Each type of conflict requires a different set of knowledge and skills to resolve it. In each case, certain skills or knowledge may be useless to the task. For example, while openness is a great trait in resolving conflicts between employees, it is less useful in a resource allocation problem.
A typical CEO or any leader has to deal with hundreds and thousands of such problems every day. Every conflict is a constraint on doing business or the work of the organization. These constraints are not limited to one or two particular aspects of the business. While some problems and constraints may be more visible (such as union conflicts), others may be dormant (obsolete technology, untrained people) for a long time before they bloom into crises.
What this means is also that every part or function of the organization has its importance and stake in the success of the organization. By this, I don’t mean that they are equally important. For example, the marketing function may be more important than operations in one organization and less in another. Nevertheless, the importance of each function must be understood in relation to the organization and managed accordingly.
That is the “holistic” approach, or integrated approach. It requires a thorough understanding of the entire organization. Good leadership must have the ability to take in the whole picture and understand how everything falls into place. Leadership must also understand how to transform this complex organization by making necessary changes to different structures within the organization.

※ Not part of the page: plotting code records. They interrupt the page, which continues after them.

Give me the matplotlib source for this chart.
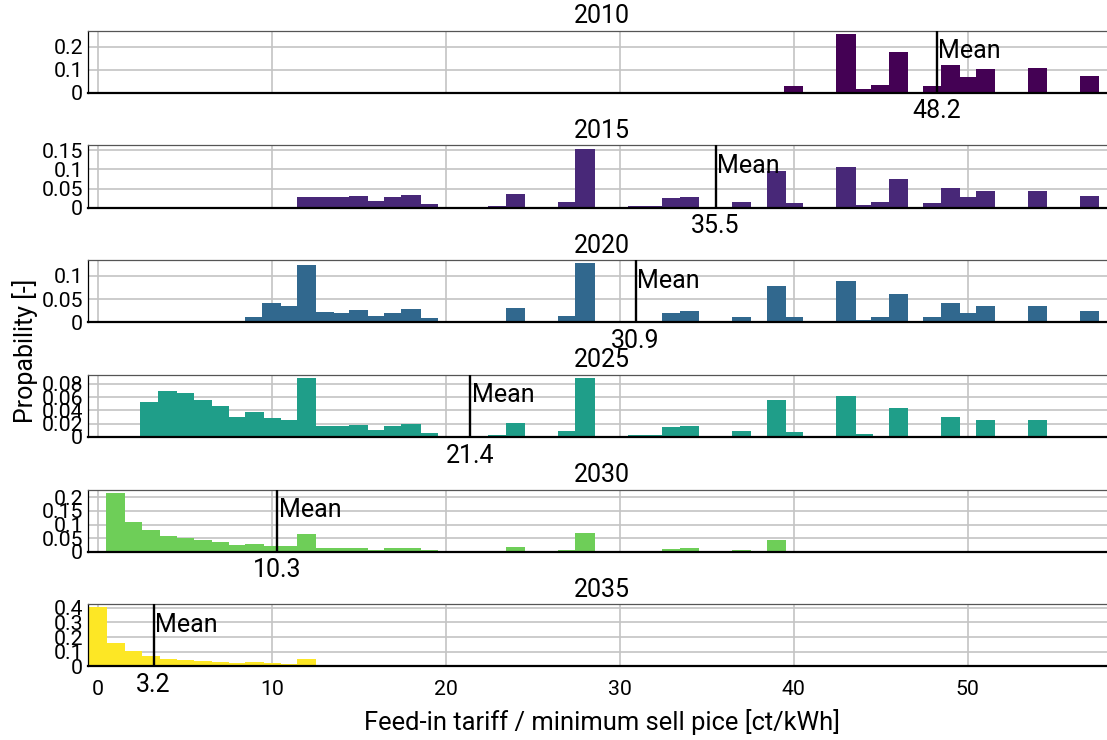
import matplotlib
matplotlib.use("Agg")
import matplotlib.pyplot as plt
from matplotlib.ticker import FormatStrFormatter

plt.rcParams['font.family'] = ['Roboto', 'DejaVu Sans']

# Probability per 1 ct/kWh price bin (bin centre in ct/kWh)
years = ["2010", "2015", "2020", "2025", "2030", "2035"]

bins_2010 = [39, 40, 43, 44, 45, 46, 48, 49, 50, 51, 54, 57]
prob_2010 = [0.002, 0.029, 0.256, 0.016, 0.033, 0.177, 0.029, 0.121, 0.068, 0.103, 0.107, 0.073]

bins_2015 = [12, 13, 14, 15, 16, 17, 18, 19, 23, 24, 27, 28, 31, 32, 33, 34, 37,
             39, 40, 43, 44, 45, 46, 48, 49, 50, 51, 54, 57]
prob_2015 = [0.027, 0.027, 0.027, 0.030, 0.017, 0.027, 0.032, 0.009, 0.003, 0.035,
             0.014, 0.153, 0.003, 0.003, 0.0245, 0.027, 0.014, 0.095, 0.011, 0.106,
             0.006, 0.014, 0.074, 0.011, 0.051, 0.027, 0.043, 0.043, 0.030]

bins_2020 = [8, 9, 10, 11, 12, 13, 14, 15, 16, 17, 18, 19, 23, 24, 27, 28, 31, 32,
             33, 34, 37, 39, 40, 43, 44, 45, 46, 48, 49, 50, 51, 54, 57]
prob_2020 = [0.002, 0.011, 0.041, 0.036, 0.124, 0.023, 0.021, 0.026, 0.013, 0.021,
             0.028, 0.009, 0.002, 0.030, 0.013, 0.127, 0.002, 0.002, 0.019, 0.024,
             0.011, 0.079, 0.011, 0.088, 0.004, 0.011, 0.060, 0.011, 0.041, 0.019,
             0.036, 0.036, 0.024]

bins_2025 = [3, 4, 5, 6, 7, 8, 9, 10, 11, 12, 13, 14, 15, 16, 17, 18, 19, 21, 23,
             24, 25, 27, 28, 29, 30, 31, 32, 33, 34, 35, 37, 39, 40, 43, 44, 46, 48,
             49, 51, 54]
prob_2025 = [0.052, 0.0685, 0.0655, 0.055, 0.046, 0.0295, 0.037, 0.028, 0.025, 0.088,
             0.016, 0.016, 0.0175, 0.010, 0.016, 0.019, 0.0055, 0.001, 0.0025, 0.0205,
             0.001, 0.0085, 0.088, 0.001, 0.001, 0.0025, 0.0025, 0.0145, 0.016, 0.001,
             0.0085, 0.055, 0.007, 0.061, 0.004, 0.043, 0.001, 0.0295, 0.025, 0.025]

bins_2030 = [1, 2, 3, 4, 5, 6, 7, 8, 9, 10, 11, 12, 13, 14, 15, 16, 17, 18, 19, 21,
             22, 23, 24, 25, 27, 28, 29, 30, 31, 32, 33, 34, 35, 37, 39]
prob_2030 = [0.216, 0.109, 0.080, 0.058, 0.050, 0.043, 0.036, 0.0245, 0.028, 0.021,
             0.021, 0.065, 0.0135, 0.0135, 0.0135, 0.006, 0.0135, 0.0135, 0.006, 0.0025,
             0.0025, 0.0025, 0.017, 0.0025, 0.006, 0.069, 0.0025, 0.001, 0.0025, 0.0025,
             0.010, 0.0135, 0.0025, 0.006, 0.043]

bins_2035 = [0, 1, 2, 3, 4, 5, 6, 7, 8, 9, 10, 11, 12]
prob_2035 = [0.407, 0.159, 0.103, 0.069, 0.048, 0.041, 0.0345, 0.0275, 0.0205,
             0.0275, 0.0205, 0.014, 0.048]

means = [48.2, 35.5, 30.9, 21.4, 10.3, 3.2]

yticks = [[0, 0.1, 0.2],
          [0, 0.05, 0.1, 0.15],
          [0, 0.05, 0.1],
          [0, 0.02, 0.04, 0.06, 0.08],
          [0, 0.05, 0.1, 0.15, 0.2],
          [0, 0.1, 0.2, 0.3, 0.4]]
ytops = [0.27, 0.163, 0.134, 0.0935, 0.229, 0.425]
xticks = [0, 10, 20, 30, 40, 50]

colors = ['#440154', '#482878', '#31688e', '#1f9e89', '#6ece58', '#fde725']

all_bins = [bins_2010, bins_2015, bins_2020, bins_2025, bins_2030, bins_2035]
all_probs = [prob_2010, prob_2015, prob_2020, prob_2025, prob_2030, prob_2035]

W, H = 1107, 740
fig = plt.figure(figsize=(W / 100, H / 100), dpi=100)

left_px, right_px = 88.2, 1115.4
top0, step, height = 30.7, 114.7, 62.2
PT = 72 / 100  # points per pixel

for i, year in enumerate(years):
    top = top0 + i * step
    ax = fig.add_axes([left_px / W, 1 - (top + height) / H,
                       (right_px - left_px) / W, height / H])
    ax.bar(all_bins[i], all_probs[i], width=1.1, color=colors[i],
           linewidth=0, zorder=2)
    ax.set_xlim(-0.555, 58.48)
    ax.set_ylim(0, ytops[i])
    ax.set_yticks(yticks[i])
    ax.set_xticks(xticks)
    ax.yaxis.set_major_formatter(FormatStrFormatter('%g'))
    ax.grid(True, color='#c4c4c4', linewidth=1.2, zorder=0)
    ax.set_axisbelow(True)
    ax.tick_params(length=0, labelsize=15.3, pad=5 * PT)
    ax.tick_params(axis='x', pad=14 * PT)
    if i < len(years) - 1:
        ax.tick_params(labelbottom=False)
    ax.set_title(year, fontsize=18, pad=7.4 * PT)

    ax.spines['right'].set_visible(False)
    ax.spines['top'].set_color('#555555')
    ax.spines['top'].set_linewidth(0.9)
    ax.spines['left'].set_color('black')
    ax.spines['left'].set_linewidth(0.9)
    ax.spines['bottom'].set_color('black')
    ax.spines['bottom'].set_linewidth(1.6)

    m = means[i]
    ax.axvline(m, color='black', linewidth=1.7, zorder=3)
    ax.annotate('Mean', xy=(m, 0.555), xycoords=('data', 'axes fraction'),
                xytext=(1.2, 0), textcoords='offset points',
                ha='left', va='baseline', fontsize=18, zorder=4)
    ax.annotate(f'{m:.1f}', xy=(m, 0), xycoords=('data', 'axes fraction'),
                xytext=(0, -25.6 * PT), textcoords='offset points',
                ha='center', va='baseline', fontsize=18, annotation_clip=False)

fig.text(601.8 / W, 1 - 730 / H, 'Feed-in tariff / minimum sell pice [ct/kWh]',
         ha='center', va='baseline', fontsize=18.4)
fig.text(25 / W, 1 - 351 / H, 'Propability [-]', rotation=90,
         ha='center', va='center', fontsize=18)

fig.savefig('out.png', dpi=100)
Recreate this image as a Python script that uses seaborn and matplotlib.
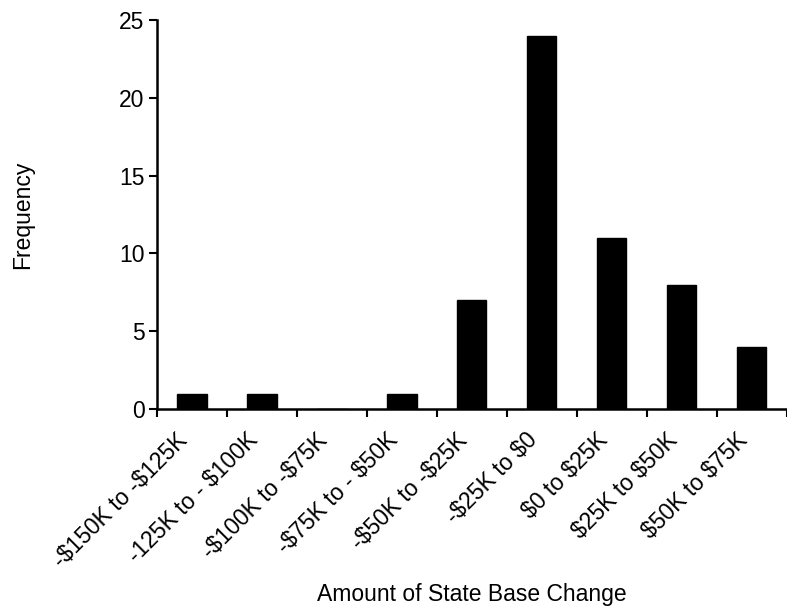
import matplotlib
matplotlib.use("Agg")
import matplotlib.pyplot as plt
import matplotlib.transforms as mtransforms
import seaborn as sns
import pandas as pd
import numpy as np

categories = ["-$150K to -$125K", "-125K to - $100K", "-$100K to -$75K",
              "-$75K to - $50K", "-$50K to -$25K", "-$25K to $0",
              "$0 to $25K", "$25K to $50K", "$50K to $75K"]
frequency = [1, 1, 0, 1, 7, 24, 11, 8, 4]
y_ticks = [0, 5, 10, 15, 20, 25]

sns.set_theme(style="white")
plt.rcParams['font.family'] = ['Liberation Sans', 'DejaVu Sans']
plt.rcParams['text.color'] = 'black'
plt.rcParams['axes.labelcolor'] = 'black'
plt.rcParams['xtick.color'] = 'black'
plt.rcParams['ytick.color'] = 'black'

df = pd.DataFrame({"cat": categories, "freq": frequency})

fig = plt.figure(figsize=(7.87, 6.07), dpi=100)
ax = fig.add_axes([0.1995, 0.326, 0.80, 0.641])

sns.barplot(data=df, x="cat", y="freq", color="black", width=0.42,
            saturation=1, ax=ax, edgecolor="black")

FS = 16.5
ax.set_xlim(-0.5, len(categories) - 0.5)
ax.set_ylim(0, 25)
ax.set_yticks(y_ticks)
ax.set_yticklabels([str(v) for v in y_ticks], fontsize=FS, color="black")

ax.set_xticks(np.arange(len(categories)))
ax.set_xticklabels([c.replace("$", r"\$") for c in categories], fontsize=FS,
                   rotation=45, ha="right", rotation_mode="anchor", color="black")
ax.set_xticks(np.arange(len(categories) + 1) - 0.5, minor=True)
ax.tick_params(axis="x", which="major", length=0, pad=14)
ax.tick_params(axis="x", which="minor", length=6, width=1.5, direction="out",
               color="black", bottom=True)
ax.tick_params(axis="y", length=6, width=1.5, direction="out", color="black",
               left=True, pad=3)

offset = mtransforms.ScaledTranslation(-16 / 100, 0, fig.dpi_scale_trans)
for lab in ax.xaxis.get_majorticklabels():
    lab.set_transform(lab.get_transform() + offset)

for s in ["top", "right"]:
    ax.spines[s].set_visible(False)
for s in ["left", "bottom"]:
    ax.spines[s].set_color("black")
    ax.spines[s].set_linewidth(1.8)

ax.set_xlabel("Amount of State Base Change", fontsize=FS, color="black")
ax.set_ylabel("Frequency", fontsize=FS, color="black")
ax.xaxis.set_label_coords(0.5, -0.447)
ax.yaxis.set_label_coords(-0.195, 0.5)

fig.savefig("out.png", dpi=100, facecolor="white")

The danger in not following such an approach is to tinker with some part or process of the organization and expect everything else to fall into place. While there may be short-term results, typically problems fester under the radar screen and become visible when the priorities have to undergo a change and, lo and behold, the leadership finds that the supposed strength that would have made the change was starved and no longer available. Even worse, the newly built-up strength may have to be toned down to allow the other parts of the organization to catch up. For example, better production having to slow down for inventory management.